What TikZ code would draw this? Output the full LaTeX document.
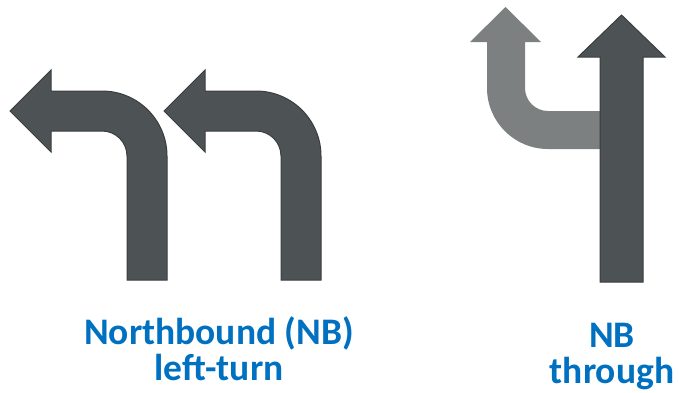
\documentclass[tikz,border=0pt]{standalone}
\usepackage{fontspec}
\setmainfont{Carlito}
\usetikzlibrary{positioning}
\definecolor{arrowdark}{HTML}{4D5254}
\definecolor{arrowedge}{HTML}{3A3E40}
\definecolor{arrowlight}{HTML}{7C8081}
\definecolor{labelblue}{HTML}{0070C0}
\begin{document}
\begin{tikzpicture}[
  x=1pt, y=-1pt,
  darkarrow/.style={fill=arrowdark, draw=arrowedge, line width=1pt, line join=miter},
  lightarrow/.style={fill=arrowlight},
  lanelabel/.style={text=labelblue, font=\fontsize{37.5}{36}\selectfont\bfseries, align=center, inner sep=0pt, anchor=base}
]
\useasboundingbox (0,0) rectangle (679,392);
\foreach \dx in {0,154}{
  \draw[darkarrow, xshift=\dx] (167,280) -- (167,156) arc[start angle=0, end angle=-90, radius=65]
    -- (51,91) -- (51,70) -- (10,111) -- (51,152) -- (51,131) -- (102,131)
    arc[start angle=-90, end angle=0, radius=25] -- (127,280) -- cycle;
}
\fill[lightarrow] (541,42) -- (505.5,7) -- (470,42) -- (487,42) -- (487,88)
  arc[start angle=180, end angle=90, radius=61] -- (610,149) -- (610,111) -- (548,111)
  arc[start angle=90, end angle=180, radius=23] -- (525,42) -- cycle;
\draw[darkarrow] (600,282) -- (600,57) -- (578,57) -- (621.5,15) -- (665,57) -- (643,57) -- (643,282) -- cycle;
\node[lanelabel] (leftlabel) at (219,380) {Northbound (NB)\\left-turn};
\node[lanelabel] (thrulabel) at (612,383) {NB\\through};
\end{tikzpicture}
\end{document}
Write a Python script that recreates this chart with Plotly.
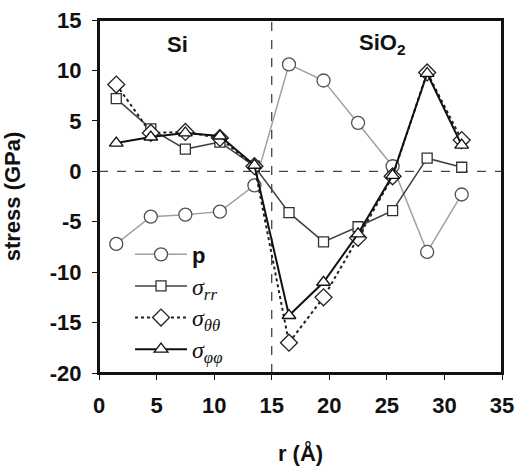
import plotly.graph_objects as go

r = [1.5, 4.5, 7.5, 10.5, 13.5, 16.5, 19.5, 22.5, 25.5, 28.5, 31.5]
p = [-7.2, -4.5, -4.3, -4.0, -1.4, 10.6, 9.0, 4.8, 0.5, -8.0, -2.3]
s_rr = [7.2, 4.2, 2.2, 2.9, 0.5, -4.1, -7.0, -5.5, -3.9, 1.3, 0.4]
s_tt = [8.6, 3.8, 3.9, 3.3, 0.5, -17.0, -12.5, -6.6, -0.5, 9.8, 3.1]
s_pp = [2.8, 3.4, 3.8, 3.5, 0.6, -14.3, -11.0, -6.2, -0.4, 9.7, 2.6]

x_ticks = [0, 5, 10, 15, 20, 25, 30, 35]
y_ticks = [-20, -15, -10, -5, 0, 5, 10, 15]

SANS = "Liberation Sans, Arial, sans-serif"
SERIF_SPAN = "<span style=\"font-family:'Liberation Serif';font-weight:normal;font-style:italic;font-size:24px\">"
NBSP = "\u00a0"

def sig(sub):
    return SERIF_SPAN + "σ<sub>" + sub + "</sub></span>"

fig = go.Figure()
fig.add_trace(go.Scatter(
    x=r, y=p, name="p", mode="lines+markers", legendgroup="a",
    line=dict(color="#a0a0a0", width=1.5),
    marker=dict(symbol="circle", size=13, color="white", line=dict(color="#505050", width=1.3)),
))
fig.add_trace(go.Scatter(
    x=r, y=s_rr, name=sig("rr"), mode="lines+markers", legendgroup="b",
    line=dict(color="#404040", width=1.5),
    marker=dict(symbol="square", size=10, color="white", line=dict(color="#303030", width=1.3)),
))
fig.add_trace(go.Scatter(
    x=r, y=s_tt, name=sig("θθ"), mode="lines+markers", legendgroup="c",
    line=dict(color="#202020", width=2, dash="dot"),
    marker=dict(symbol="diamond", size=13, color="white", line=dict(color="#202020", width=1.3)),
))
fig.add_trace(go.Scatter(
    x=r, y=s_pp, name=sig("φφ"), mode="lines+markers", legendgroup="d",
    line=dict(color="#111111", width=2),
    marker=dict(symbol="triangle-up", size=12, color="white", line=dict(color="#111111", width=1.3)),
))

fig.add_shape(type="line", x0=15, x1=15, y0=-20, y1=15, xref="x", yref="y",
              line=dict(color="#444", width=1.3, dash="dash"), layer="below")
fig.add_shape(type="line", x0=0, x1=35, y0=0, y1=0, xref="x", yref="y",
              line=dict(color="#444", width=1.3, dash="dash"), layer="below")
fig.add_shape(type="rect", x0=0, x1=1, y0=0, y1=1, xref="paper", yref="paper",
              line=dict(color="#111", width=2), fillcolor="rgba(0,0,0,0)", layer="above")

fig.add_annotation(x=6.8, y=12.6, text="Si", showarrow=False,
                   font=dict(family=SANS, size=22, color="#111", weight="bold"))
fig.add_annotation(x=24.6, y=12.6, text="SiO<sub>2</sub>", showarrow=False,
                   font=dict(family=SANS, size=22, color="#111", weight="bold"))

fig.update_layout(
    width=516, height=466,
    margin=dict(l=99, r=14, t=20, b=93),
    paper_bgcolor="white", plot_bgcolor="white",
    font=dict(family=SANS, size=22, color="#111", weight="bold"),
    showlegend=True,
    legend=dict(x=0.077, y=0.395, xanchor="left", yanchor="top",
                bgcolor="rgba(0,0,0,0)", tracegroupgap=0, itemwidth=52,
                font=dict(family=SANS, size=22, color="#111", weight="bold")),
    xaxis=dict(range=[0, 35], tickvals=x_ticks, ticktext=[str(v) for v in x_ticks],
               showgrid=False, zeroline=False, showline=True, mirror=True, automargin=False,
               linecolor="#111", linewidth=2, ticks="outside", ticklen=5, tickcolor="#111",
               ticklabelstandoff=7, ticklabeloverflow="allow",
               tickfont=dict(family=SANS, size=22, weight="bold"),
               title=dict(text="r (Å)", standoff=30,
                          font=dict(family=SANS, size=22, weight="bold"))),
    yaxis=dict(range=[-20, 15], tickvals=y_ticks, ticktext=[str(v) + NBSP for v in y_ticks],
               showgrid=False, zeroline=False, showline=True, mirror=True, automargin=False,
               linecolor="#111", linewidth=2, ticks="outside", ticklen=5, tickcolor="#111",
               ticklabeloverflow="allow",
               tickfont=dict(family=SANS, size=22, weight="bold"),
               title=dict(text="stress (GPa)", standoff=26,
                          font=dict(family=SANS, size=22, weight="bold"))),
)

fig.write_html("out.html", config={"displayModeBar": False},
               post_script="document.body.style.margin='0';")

## Objective
Extract all lines from the data in which "draw" is found.

## Full solution
What TikZ code would draw this? Output the full LaTeX document.
  darkarrow/.style={fill=arrowdark, draw=arrowedge, line width=1pt, line join=miter},
  \draw[darkarrow, xshift=\dx] (167,280) -- (167,156) arc[start angle=0, end angle=-90, radius=65]
\draw[darkarrow] (600,282) -- (600,57) -- (578,57) -- (621.5,15) -- (665,57) -- (643,57) -- (643,282) -- cycle;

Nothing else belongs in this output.